Templates

Creating a Template

Build a reusable report skeleton — static content for the fixed parts, AI blocks for the sections you want generated.

You write the template once, then use it for every client. Static sections stay identical across reports; AI blocks are filled with client-specific, clinically-reasoned content each time you generate.

Walkthrough — creating a template with AI blocks from scratch

Steps

1

Open a blank template

Go to Templates and click New template. Give it a name (e.g. "Initial OT Assessment") and open the editor.

Templates page with the New template button highlighted in the top right
2

Add your static content

Use the rich text toolbar to add headings, lists, and tables. Type your static content — clinic letterhead, client detail fields, standard disclaimers, and section headers that appear on every report.

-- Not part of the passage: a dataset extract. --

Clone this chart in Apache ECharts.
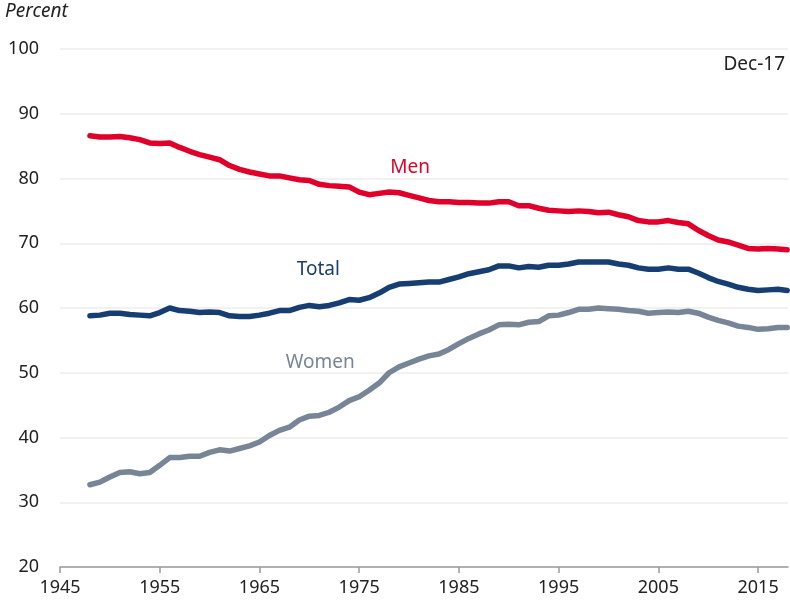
<!DOCTYPE html>
<html>
<head>
<meta charset="utf-8">
<script src="https://cdn.jsdelivr.net/npm/echarts@6/dist/echarts.min.js"></script>
<style>
  html, body { margin: 0; padding: 0; background: #fff; }
  #main { width: 790px; height: 604px; }
</style>
</head>
<body>
<div id="main"></div>
<script>
// years (annual points) plus the final Dec-17 month
var years = [];
for (var y = 1948; y <= 2017; y++) years.push(y);
var lastX = 2017.92;

var men = [86.6, 86.4, 86.4, 86.5, 86.3, 86.0, 85.5, 85.4, 85.5, 84.8,
  84.2, 83.7, 83.3, 82.9, 82.0, 81.4, 81.0, 80.7, 80.4, 80.4,
  80.1, 79.8, 79.7, 79.1, 78.9, 78.8, 78.7, 77.9, 77.5, 77.7,
  77.9, 77.8, 77.4, 77.0, 76.6, 76.4, 76.4, 76.3, 76.3, 76.2,
  76.2, 76.4, 76.4, 75.8, 75.8, 75.4, 75.1, 75.0, 74.9, 75.0,
  74.9, 74.7, 74.8, 74.4, 74.1, 73.5, 73.3, 73.3, 73.5, 73.2,
  73.0, 72.0, 71.2, 70.5, 70.2, 69.7, 69.2, 69.1, 69.2, 69.1];
var menLast = 69.0;

var total = [58.8, 58.9, 59.2, 59.2, 59.0, 58.9, 58.8, 59.3, 60.0, 59.6,
  59.5, 59.3, 59.4, 59.3, 58.8, 58.7, 58.7, 58.9, 59.2, 59.6,
  59.6, 60.1, 60.4, 60.2, 60.4, 60.8, 61.3, 61.2, 61.6, 62.3,
  63.2, 63.7, 63.8, 63.9, 64.0, 64.0, 64.4, 64.8, 65.3, 65.6,
  65.9, 66.5, 66.5, 66.2, 66.4, 66.3, 66.6, 66.6, 66.8, 67.1,
  67.1, 67.1, 67.1, 66.8, 66.6, 66.2, 66.0, 66.0, 66.2, 66.0,
  66.0, 65.4, 64.7, 64.1, 63.7, 63.2, 62.9, 62.7, 62.8, 62.9];
var totalLast = 62.7;

var women = [32.7, 33.1, 33.9, 34.6, 34.7, 34.4, 34.6, 35.7, 36.9, 36.9,
  37.1, 37.1, 37.7, 38.1, 37.9, 38.3, 38.7, 39.3, 40.3, 41.1,
  41.6, 42.7, 43.3, 43.4, 43.9, 44.7, 45.7, 46.3, 47.3, 48.4,
  50.0, 50.9, 51.5, 52.1, 52.6, 52.9, 53.6, 54.5, 55.3, 56.0,
  56.6, 57.4, 57.5, 57.4, 57.8, 57.9, 58.8, 58.9, 59.3, 59.8,
  59.8, 60.0, 59.9, 59.8, 59.6, 59.5, 59.2, 59.3, 59.4, 59.3,
  59.5, 59.2, 58.6, 58.1, 57.7, 57.2, 57.0, 56.7, 56.8, 57.0];
var womenLast = 57.0;

var xTicks = [1945, 1955, 1965, 1975, 1985, 1995, 2005, 2015];

function pairs(vals, last) {
  var out = years.map(function (yr, i) { return [yr, vals[i]]; });
  out.push([lastX, last]);
  return out;
}

var FONT = "Noto Sans";
var myChart = echarts.init(document.getElementById("main"));

// 每条线 + 线上的名字
function seriesOf(name, vals, last, color, labelAt) {
  return {
    name: name,
    type: "line",
    data: pairs(vals, last),
    showSymbol: false,
    lineStyle: { width: 5.5, color: color, cap: "round", join: "round" },
    markPoint: {
      symbol: "circle",
      symbolSize: 0,
      data: [{ coord: labelAt, value: name }],
      label: {
        show: true,
        formatter: name,
        color: color,
        fontFamily: FONT,
        fontSize: 19,
        position: "inside"
      }
    }
  };
}

var option = {
  animation: false,
  grid: { left: 60, right: 2, top: 49, bottom: 37 },
  xAxis: {
    type: "value",
    min: 1945,
    max: 2018,
    interval: 10,
    axisLine: { show: true, lineStyle: { color: "#9a9a9a", width: 1.5 } },
    axisTick: { show: true, length: 6, lineStyle: { color: "#9a9a9a", width: 1.5 },
      customValues: xTicks },
    axisLabel: { color: "#222", fontFamily: FONT, fontSize: 18, margin: 12,
      customValues: xTicks, formatter: function (v) { return String(v); } },
    splitLine: { show: false }
  },
  yAxis: {
    type: "value",
    min: 20,
    max: 100,
    interval: 10,
    axisLine: { show: false },
    axisTick: { show: false },
    axisLabel: { color: "#222", fontFamily: FONT, fontSize: 18, margin: 21 },
    splitLine: { lineStyle: { color: "#ececec", width: 1.5 } }
  },
  graphic: [
    { type: "text", left: 5, top: 2,
      style: { text: "Percent", fill: "#222", font: "italic 19px 'Noto Sans'" } },
    { type: "text", right: 5, top: 55,
      style: { text: "Dec-17", fill: "#222", font: "19px 'Noto Sans'" } }
  ],
  series: [
    seriesOf("Men", men, menLast, "#e0002a", [1980.1, 81.7]),
    seriesOf("Total", total, totalLast, "#173e72", [1970.9, 66.0]),
    seriesOf("Women", women, womenLast, "#788596", [1971.1, 51.5])
  ]
};
myChart.setOption(option);
</script>
</body>
</html>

Template editor showing rich text toolbar and static content sections typed out
3

Insert AI blocks

Place your cursor where you want generated content, then insert an AI block in either of two ways: type / to open the slash menu and select AI Block, or click the robot icon in the editor toolbar. Give the block a title and a prompt. Repeat for each section you want the AI to write.

Slash menu open in the template editor with AI Block option highlighted

AI blocks

instructions telling the AI what to write (e.g. "Write a summary of the client's functional capacity based on the attached session notes, focusing on ADL limitations and goals").

AI block editor showing title and prompt fields filled in with an example

Tips for writing good prompts

  • Be specific about structure. Tell the AI how to format the output — e.g. "Write 2–3 short paragraphs" or "Use a bulleted list of goals".
  • Reference the notes. Include phrases like "based on the attached session notes" or "using the client's background information" so the AI knows where to draw from.
  • Set the tone. Specify the clinical register — e.g. "Write in professional, third-person clinical language suitable for an NDIS progress report".
  • Exclude what you don't want. Use phrases like "do not include recommendations — this section is assessment only" to keep sections focused.
Tip: Anything that doesn't change between clients — clinic name, section headers, standard disclaimers, standard referral text — keep as static text. Use AI blocks only for the parts that require clinical reasoning.